Wednesday, October 19, 2011

Mind the Gap, Mind the Gaze.

I find myself living in the British Isles. That great land of the Queen. Of Parliament. Of constant cigarette smoke and centuries old buildings. Of English breakfasts and other such cliches that characterize the UK. I have developed extremely radical views of this country, this county and this school which I attend. Living in London, thus far, has become a form of exile for me. And I do not mean that to have any dramatic, political agenda. I say exile because, although I was not forced out of my home, I cannot yet return home. I have also been forced to refashion and reposition these notions of "home." This reformation is much different than when I was living in Ghana--when home was the current location, time, and space. I was not idealizing a land far away, I was in the land that was the ideal. Perhaps one can criticize my own romanticism of Ghana. Here, however, I am constantly thinking about home being elsewhere. In a sense, it has strengthened my Americanness. The irony. 


I was exchanging emails with a former professor of mine from UCSB, Dr. Mhoze Chikowero, about the problematic nature of SOAS. I wonder why all of my courses are being taught through a colonial/western lens? I expressed to Dr. Chikowero this terrifying curiosity that at once paralyzed me and made me want to take up arms against my former colonizers. It has been the fuel to my raging fire. I will include his entire email at the end of this wordy post, but he said something very profound, that in one sentence reframed how I view SOAS and its position in Academia. 


He told me that he had tried his luck at SOAS when looking outside for graduate school and he remembered "abruptly stopping all the communication when they told me they in fact, don't teach African ideas or history as such, but western ideas about Africa." To contextualize when I received this message, I was in the library waist deep in reading a dense (boring) article about First, Second and Third Cinema and how each layer of cinema is in dialogue with each other--they are all mutually constitutive. It is postcolonial (western) theory, though they would get mad at me for saying so. It is eurocentric in nature--the very impulse to categorize. I laughed out of relief upon receiving this message. Africa has come to rescue me out of these ideological pitfalls, by way of email. And in so doing, Dr. Chikowero has opened up a very interesting conversation. 


What do we mean by African Literature? That is the very course in which I have chosen to pursue, the very title which will be printed on my diploma--if received. However, if we are teaching through a framework of western notions, do we still get to reserve the right, the authority, to call "it" African Literature? It sounds more like cultural studies, postcolonial studies, popular (mis)representation/culture--anything but the specificity of African Literature. And what a betrayal it is, to misrepresent and mistake African Literature in such an essentialist manner. This narrative is not new to Africa and it remains a dangerous trail to embark on. 


This, of course, highlights the significance of the power of naming; how such names can either dismantle or perpetuate the colonial mission we are so adamantly against. And yet, there is a fascination, it seems, with this regime that dehumanizes people. I would argue it is directly related to the love and theft of the Black body, which has been demonized throughout history, its prime perpetrators being those of the west.
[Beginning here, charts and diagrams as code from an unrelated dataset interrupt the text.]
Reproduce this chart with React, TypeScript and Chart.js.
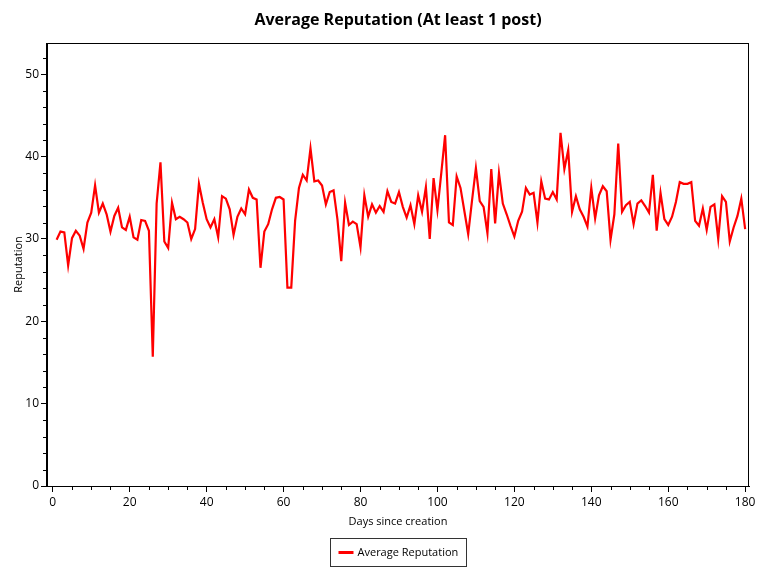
import React, { useEffect, useRef } from "react";
import { Chart, registerables } from "chart.js";

Chart.register(...registerables);

const chartTitle = "Average Reputation (At least 1 post)";
const seriesLabel = "Average Reputation";
const xTitle = "Days since creation";
const yTitle = "Reputation";

const firstDay = 1;
const reputation = [
  29.9, 30.9, 30.8, 26.8, 30.1, 31.0, 30.4, 28.8, 32.0, 33.2,
  36.5, 33.2, 34.3, 33.0, 30.9, 32.8, 33.8, 31.4, 31.1, 32.7,
  30.2, 29.9, 32.3, 32.2, 31.0, 15.7, 34.3, 39.3, 29.7, 28.9,
  34.4, 32.4, 32.7, 32.4, 32.0, 30.0, 31.2, 36.7, 34.4, 32.4,
  31.4, 32.4, 30.2, 35.2, 34.9, 33.6, 30.5, 32.7, 33.7, 33.0,
  36.0, 35.0, 34.8, 26.5, 30.9, 31.8, 33.6, 35.0, 35.1, 34.8,
  24.1, 24.1, 32.2, 36.2, 37.8, 37.1, 41.0, 37.0, 37.1, 36.5,
  34.2, 35.7, 35.9, 32.4, 27.3, 34.4, 31.7, 32.1, 31.8, 29.0,
  35.3, 32.7, 34.2, 33.2, 34.0, 33.3, 35.8, 34.5, 34.3, 35.7,
  33.9, 32.6, 34.1, 31.8, 35.3, 33.3, 36.3, 30.0, 37.4, 33.5,
  38.0, 42.6, 32.0, 31.7, 37.6, 36.2, 33.4, 30.6, 34.7, 38.6,
  34.6, 33.9, 30.7, 38.5, 31.9, 38.0, 34.3, 33.0, 31.6, 30.3,
  32.2, 33.3, 36.2, 35.4, 35.6, 32.0, 37.0, 34.9, 34.8, 35.7,
  34.8, 42.9, 38.5, 40.8, 33.3, 35.2, 33.6, 32.7, 31.5, 36.2,
  32.5, 35.3, 36.4, 35.8, 29.9, 33.0, 41.6, 33.3, 34.1, 34.5,
  31.8, 34.3, 34.7, 34.0, 33.2, 37.8, 31.0, 35.6, 32.4, 31.7,
  32.7, 34.5, 36.9, 36.7, 36.7, 36.9, 32.2, 31.6, 33.7, 31.1,
  33.9, 34.2, 30.0, 35.2, 34.5, 29.7, 31.4, 32.8, 34.9, 31.2,
];

const xMin = -1.5;
const xMax = 181;
const xStep = 20;
const xMinorStep = 5;
const yMin = 0;
const yMax = 53.8;
const yStep = 10;
const yMinorStep = 2;

const FONT = "'Segoe UI', 'Open Sans', 'Noto Sans', sans-serif";

const decorPlugin = {
  id: "decor",
  afterDraw(chart: any) {
    const { ctx, chartArea, scales } = chart;
    const x = scales.x;
    const y = scales.y;
    ctx.save();
    ctx.strokeStyle = "#000";
    ctx.lineWidth = 1;
    ctx.strokeRect(
      Math.round(chartArea.left) - 0.5,
      Math.round(chartArea.top) + 0.5,
      Math.round(chartArea.right - chartArea.left),
      Math.round(chartArea.bottom - chartArea.top)
    );
    ctx.beginPath();
    for (let v = yMin; v <= yMax; v += yMinorStep) {
      if (v % yStep === 0) continue;
      const py = Math.round(y.getPixelForValue(v)) + 0.5;
      ctx.moveTo(chartArea.left - 4, py);
      ctx.lineTo(chartArea.left, py);
    }
    for (let v = 0; v <= xMax; v += xMinorStep) {
      if (v % xStep === 0) continue;
      const px = Math.round(x.getPixelForValue(v)) + 0.5;
      ctx.moveTo(px, chartArea.bottom);
      ctx.lineTo(px, chartArea.bottom + 4);
    }
    ctx.stroke();

    const cx = (chartArea.left + chartArea.right) / 2;
    ctx.fillStyle = "#000";
    ctx.font = `bold 16px ${FONT}`;
    ctx.textAlign = "center";
    ctx.textBaseline = "middle";
    ctx.fillText(chartTitle, cx, 20);

    ctx.font = `11px ${FONT}`;
    const tw = ctx.measureText(seriesLabel).width;
    const sample = 15;
    const gap = 4;
    const padL = 8;
    const padR = 8;
    const bw = padL + sample + gap + tw + padR;
    const bh = 28;
    const bx = Math.round(cx - bw / 2) + 0.5;
    const by = 538.5;
    ctx.strokeStyle = "#333";
    ctx.lineWidth = 1;
    ctx.strokeRect(bx, by, Math.round(bw), bh);
    const ly = by + bh / 2;
    ctx.strokeStyle = "#ff0000";
    ctx.lineWidth = 3;
    ctx.beginPath();
    ctx.moveTo(bx + padL, ly);
    ctx.lineTo(bx + padL + sample, ly);
    ctx.stroke();
    ctx.fillStyle = "#000";
    ctx.textAlign = "left";
    ctx.fillText(seriesLabel, bx + padL + sample + gap, ly);
    ctx.restore();
  },
};

export default function App() {
  const ref = useRef<HTMLCanvasElement>(null);
  useEffect(() => {
    if (!ref.current) return;
    const points = reputation.map((v, i) => ({ x: firstDay + i, y: v }));
    const chart = new Chart(ref.current, {
      type: "line",
      data: {
        datasets: [
          {
            label: seriesLabel,
            data: points,
            borderColor: "#ff0000",
            backgroundColor: "#ff0000",
            borderWidth: 2.2,
            pointRadius: 0,
            tension: 0,
          },
        ],
      },
      options: {
        animation: false,
        responsive: false,
        devicePixelRatio: 1,
        layout: { padding: { top: 43, right: 19, bottom: 48, left: 0 } },
        plugins: {
          legend: { display: false },
          title: { display: false },
          tooltip: { enabled: false },
        },
        scales: {
          x: {
            type: "linear",
            min: xMin,
            max: xMax,
            border: { display: true, color: "#000", width: 1 },
            grid: {
              display: true,
              drawOnChartArea: false,
              drawTicks: true,
              tickLength: 6,
              color: "#000",
            },
            ticks: {
              stepSize: xStep,
              includeBounds: false,
              autoSkip: false,
              maxRotation: 0,
              color: "#000",
              padding: 3,
              font: { family: FONT, size: 12 },
            },
            title: {
              display: true,
              text: xTitle,
              color: "#000",
              font: { family: FONT, size: 11 },
              padding: { top: 0, bottom: 0 },
            },
            afterFit(scale: any) {
              scale.height = 42;
            },
          },
          y: {
            type: "linear",
            min: yMin,
            max: yMax,
            border: { display: true, color: "#000", width: 1 },
            grid: {
              display: true,
              drawOnChartArea: false,
              drawTicks: true,
              tickLength: 6,
              color: "#000",
            },
            ticks: {
              stepSize: yStep,
              includeBounds: false,
              color: "#000",
              padding: 2,
              font: { family: FONT, size: 12 },
            },
            title: {
              display: true,
              text: yTitle,
              color: "#000",
              font: { family: FONT, size: 11 },
              padding: { top: 12, bottom: 0 },
            },
            afterFit(scale: any) {
              scale.width = 47;
            },
          },
        },
      },
      plugins: [decorPlugin],
    } as any);
    return () => chart.destroy();
  }, []);
  return (
    <div style={{ position: "fixed", left: 0, top: 0, width: 768, height: 576, background: "#fff" }}>
      <canvas ref={ref} width={768} height={576} style={{ width: 768, height: 576, display: "block" }} />
    </div>
  );
}
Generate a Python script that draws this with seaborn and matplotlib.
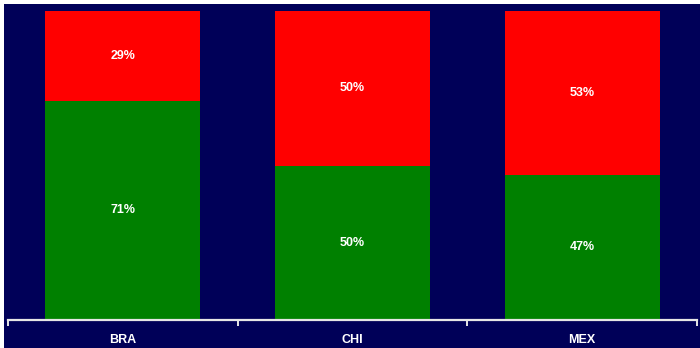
import matplotlib
matplotlib.use("Agg")
import matplotlib.pyplot as plt
from matplotlib.patches import Rectangle
import numpy as np
import seaborn as sns

countries = ["BRA", "CHI", "MEX"]
green_pct = [71, 50, 47]
red_pct = [29, 50, 53]

navy = "#000058"
sns.set_style("white")
plt.rcParams["font.family"] = ["Liberation Sans", "DejaVu Sans"]

fig = plt.figure(figsize=(7, 3.48), dpi=100, facecolor="white")
# navy background with thin white border at top and left
fig.patches.append(Rectangle((4 / 700, 0), 1, 344 / 348, transform=fig.transFigure,
                             facecolor=navy, edgecolor="none", zorder=-1))

ax = fig.add_axes([8 / 700, 28 / 348, 689 / 700, 309 / 348])
ax.set_facecolor(navy)

totals = [g + r for g, r in zip(green_pct, red_pct)]
sns.barplot(x=countries, y=totals, color="#ff0000", width=0.675, saturation=1, ax=ax)
sns.barplot(x=countries, y=green_pct, color="#008000", width=0.675, saturation=1, ax=ax)
for bar in ax.patches:
    bar.set_edgecolor("none")

for i, (g, r) in enumerate(zip(green_pct, red_pct)):
    ax.text(i, g / 2, f"{g}%", ha="center", va="center", color="white",
            fontsize=9, fontweight="bold")
    ax.text(i, g + r / 2, f"{r}%", ha="center", va="center", color="white",
            fontsize=9, fontweight="bold")

ax.set_xlim(-0.5, 2.5)
ax.set_ylim(0, 100)
ax.set_yticks([])
ax.set_xlabel("")
ax.set_ylabel("")
for s in ["top", "left", "right"]:
    ax.spines[s].set_visible(False)
ax.spines["bottom"].set_color("#e6e6e6")
ax.spines["bottom"].set_linewidth(1.6)

ax.tick_params(axis="x", which="major", length=0, pad=10, colors="white", labelsize=9)
for lbl in ax.get_xticklabels():
    lbl.set_fontweight("bold")
ax.set_xticks(np.arange(-0.5, 3, 1), minor=True)
ax.tick_params(axis="x", which="minor", bottom=True, length=4, width=1.4,
               color="#e6e6e6", direction="out")

fig.savefig("out.png", dpi=100, facecolor=fig.get_facecolor())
So while these courses may illuminate the falsification of western representations of Africa, they fail to become anti-racist in one fundamental way. It is, at its core, obsessed with, fascinated and aroused by the idea of pain, brutality, and enslavement to the constructed sub-human. It becomes thrilling. To study African philosophy, life, culture, in a sense becomes mundane because it rejects the embodiment of the grotesque. In fact, it completely subverts the grotesque.


This goes back to our fascination with the gaze--the desire to stare at something so beastly, someone on the cusp of freak. It awakens our own primeval emotions but justifies such inhuman feelings by projecting it on to the Black body--the alien, the Other. This, however, illuminates the very anxieties expressed by eurocentrism in that it reveals the very reason why the gaze is an untrue mystification. 


Yet, the beast in us cannot help but stare.


Letters from Abroad:


Hi Lauren,


Thanks for the fulsome, tremendous response. I have just read your email again and how hilarious!! I am happy you are racing through all these knots and contrary feelings, and enjoying some of the lessons coming there from. I think a good part of what education means is getting through these kinds of quandaries and still finding your way.

I think the gaps that you are facing on courses that would matter most must allow you the independence to do your own readings the way you see them, especially as you have an advisor who is Ghanaian himself.

I tried my luck at SOAS when I was looking outside for graduate school, and I remember abruptly stopping all the communication when they told me that in fact, the don't teach African ideas or history as such, but western ideas about Africa. I was applying to do Development Studies, I think, and what the school told me struck me as quite an unreformed approach to Africa. But I hear SOAS can be a good place to do research -- they reportedly hold all these archives on Africa that I plan to explore some time.